The following graph shows the same relation but this time only for forwards:
df_forwards = df.loc[df["Pos"].isin(["C","LW","RW"])]
g = sns.JointGrid(data=df_forwards, x="ATOI",y="G")
g1 = g.plot(sns.histplot, sns.histplot, binwidth=1)
g2 = g1.set_axis_labels("Average time on ice", "Goals per season")
We can see that the first cluster indeed mostly consists of forwards.
The graph also suggests that for forwards, we can formulate the following hypothesis: Number of scored goals directly depends on average time on ice (the higher ice time, the more goals).
The same graph but for defencemen, looks like this:
df_forwards = df.loc[df["Pos"] == "D"]
g = sns.JointGrid(data=df_forwards, x="ATOI",y="G")
g1 = g.plot(sns.histplot, sns.histplot, binwidth=1)
g2 = g1.set_axis_labels("Average time on ice", "Goals per season")
We can observe that most of the strange data (players who spend on average < 5 minutes on ice, but score many goals) from the graph above belong to defencemen.
After looking at these suspicious data, we see that the average time on ice is miscalculated.
If we divide total time on ice (TOI) by games played (GP), we should get average time on ice (ATOI). However, for these data ATOI is way smaller (mostly in the range 0-5) than the real value (see ATOI_real column in the table below). Therefore, it's an error in the data (for further data processing, we may recalculate ATOI values).

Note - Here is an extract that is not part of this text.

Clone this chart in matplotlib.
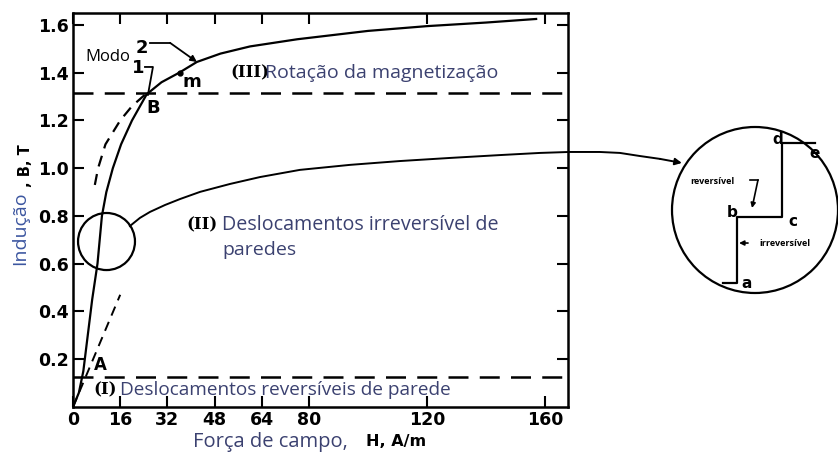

df_sus = df.loc[(df["G"] > 10) & (df["ATOI"] <= 2) & (df["Pos"] == "D"),["Player","Season","Pos","GP","G","TOI","ATOI"]]
df_sus["ATOI_real"] = df_sus["TOI"] / df_sus["GP"]
df_sus.head(5)
| Player | Season | Pos | GP | G | TOI | ATOI | ATOI_real | |
|---|---|---|---|---|---|---|---|---|
| 8 | Brent Burns | 2017 | D | 82 | 29 | 2039 | 0.866667 | 24.865854 |
| 15 | Victor Hedman | 2017 | D | 79 | 16 | 1936 | 0.500000 | 24.506329 |
| 107 | Roman Josi | 2017 | D | 72 | 12 | 1805 | 1.066667 | 25.069444 |
| 110 | Alex Pietrangelo | 2017 | D | 80 | 14 | 2023 | 1.283333 | 25.287500 |
| 148 | Shea Weber | 2017 | D | 78 | 17 | 1955 | 1.066667 | 25.064103 |
After exluding these error data, we see that for defencemen, there is a similar hypothesis: Higher average time on ice typically means more scored goals.